Однако применительно к литературному произведению этот хорошо апробированный подход сталкивается с двумя неприятными трудностями. Прежде всего тот, к кому мы обратимся с соответствующим вопросом, не всегда захочет заниматься литературой, по крайней мере в таком специальном плане. Пусть мы готовы подарить социологу обширное поле для применения статистической теории от этого подарка, если он совсем к нему не стремится? Теперь возьмем философа: он-то, может быть, и захочет исследовать художественное произведение, однако займется этим по-своему. Мы позже еще будем исследовать, что собственно в философской теории отражает свойства художественного произведения, а что характеризует взгляды самого философа. Но кто видел, чтобы философ помог физику, анатому, механику или эволюционисту в самом процессе построения их теории, в плане данной специальнойдисциплины? Такова первая трудность.
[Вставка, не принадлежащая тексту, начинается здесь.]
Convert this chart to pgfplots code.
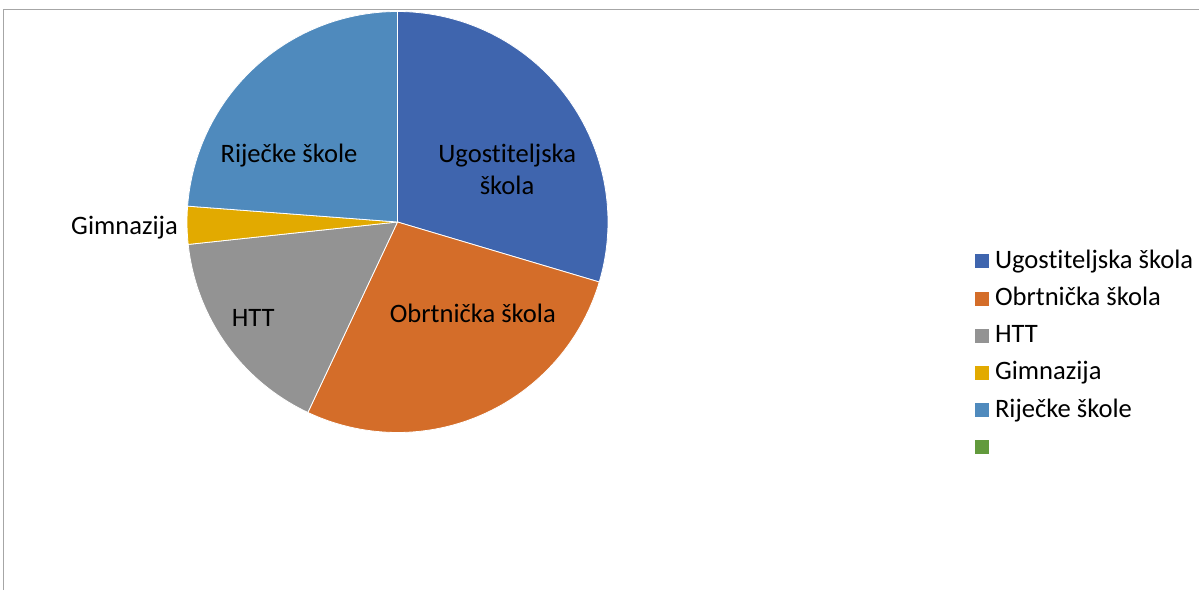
\documentclass[border=0pt]{standalone}
\usepackage{pgfplots}
\pgfplotsset{compat=1.18}
\usepackage{pgfplotstable}
\usepackage{fontspec}
\setmainfont[Ligatures={NoCommon}]{Carlito}

\definecolor{cU}{HTML}{3F65AE}
\definecolor{cO}{HTML}{D46D29}
\definecolor{cH}{HTML}{939393}
\definecolor{cG}{HTML}{E2AA00}
\definecolor{cR}{HTML}{4F8ABD}
\definecolor{cZ}{HTML}{629A3C}
\definecolor{frameg}{HTML}{A6A6A6}

% share of each school, in percent
\pgfplotstableread{
school value
Ugostiteljska 29.6
Obrtnicka 27.4
HTT 16.3
Gimnazija 2.9
Rijecke 23.8
Empty 0
}\piedata

\pgfplotstablegetelem{0}{value}\of\piedata \pgfmathsetmacro\vA{\pgfplotsretval}
\pgfplotstablegetelem{1}{value}\of\piedata \pgfmathsetmacro\vB{\pgfplotsretval}
\pgfplotstablegetelem{2}{value}\of\piedata \pgfmathsetmacro\vC{\pgfplotsretval}
\pgfplotstablegetelem{3}{value}\of\piedata \pgfmathsetmacro\vD{\pgfplotsretval}
\pgfplotstablegetelem{4}{value}\of\piedata \pgfmathsetmacro\vE{\pgfplotsretval}

\pgfmathsetmacro\aA{90}
\pgfmathsetmacro\aB{\aA-3.6*\vA}
\pgfmathsetmacro\aC{\aB-3.6*\vB}
\pgfmathsetmacro\aD{\aC-3.6*\vC}
\pgfmathsetmacro\aE{\aD-3.6*\vD}
\pgfmathsetmacro\aF{\aE-3.6*\vE}

\def\cx{397.5}
\def\cy{368}
\def\rr{210.5}

\newcommand\slice[3]{%
  \addplot[fill=#1, draw=white, line width=0.4pt, samples=100,
    domain=#3:#2, variable=\t]
    ({\cx+\rr*cos(\t)},{\cy+\rr*sin(\t)}) -- (\cx,\cy) -- cycle;}

\begin{document}
\begin{tikzpicture}
\begin{axis}[
  at={(0pt,0pt)}, anchor=south west,
  width=599.5pt, height=295pt, scale only axis,
  xmin=0, xmax=1199, ymin=0, ymax=590,
  hide axis, clip=false,
  font=\fontsize{13.3}{16}\selectfont,
  legend image code/.code={\fill[#1, draw=none] (0pt,0pt) rectangle (7pt,7pt);},
  legend style={at={(axis cs:975,338.5)}, anchor=north west,
    draw=none, fill=none, inner sep=0pt, outer sep=0pt,
    font=\fontsize{13.3}{16}\selectfont,
    nodes={inner sep=0pt, outer sep=0pt, text height=8.4pt, text depth=0pt},
    cells={anchor=base west},
    row sep=10.2pt, column sep=3pt},
]
\slice{cU}{\aA}{\aB}
\addlegendentry{Ugostiteljska škola}
\slice{cO}{\aB}{\aC}
\addlegendentry{Obrtnička škola}
\slice{cH}{\aC}{\aD}
\addlegendentry{HTT}
\slice{cG}{\aD}{\aE}
\addlegendentry{Gimnazija}
\slice{cR}{\aE}{\aF}
\addlegendentry{Riječke škole}
\addlegendimage{fill=cZ}
\addlegendentry{}

\node[anchor=base] at (axis cs:507.2,427.3) {Ugostiteljska};
\node[anchor=base] at (axis cs:507,395) {škola};
\node[anchor=base] at (axis cs:472.8,267.3) {Obrtnička škola};
\node[anchor=base] at (axis cs:253.3,263.3) {HTT};
\node[anchor=base] at (axis cs:124.5,355) {Gimnazija};
\node[anchor=base] at (axis cs:289,427.3) {Riječke škole};
\end{axis}
\draw[frameg, line width=0.65pt] (1.85pt,0pt) |- (599.5pt,290.25pt);
\pgfresetboundingbox
\useasboundingbox (0pt,0pt) rectangle (599.5pt,295pt);
\end{tikzpicture}
\end{document}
Вторая возникает тогда, когда начинают приходить ответы на письма, разосланные нами с запросами к специалистам. Выясняется, что с помощью своих рациональных предпосылок мы, конечно, в целом освободились от всяких гордиевых узлов данной проблематики, но с обратной почтой получаем результаты не очень-то подходящие. Мы сами отказались от собственных критериев, и в результате почва, на которой мы стоим, представляет собой сплошные заплатки, взятые у ученых доброжелателей, которые успели прийти нам на помощь. Социолог, все-таки заинтересовавшийся художественным произведением, пишет нам, что нет «произведения» как такового, но в каждом отдельном случае их (произведений) столько, сколько есть культурно гомогенных групп читателей. Каждая из этих групп своим восприятием стабилизирует произведение. Философ тоже подумал над этим вопросом и уже знает, что произведение, собственно говоря, одно и вечно остается только одним, а если кому-нибудь кажется иначе, то он ошибается. Ибо любое новое прочтение текста вообще не есть произведение. И вот мы должны с дрожью ожидать дальнейших визитов почтальона с дополнительными разъяснениями соответствующих специалистов.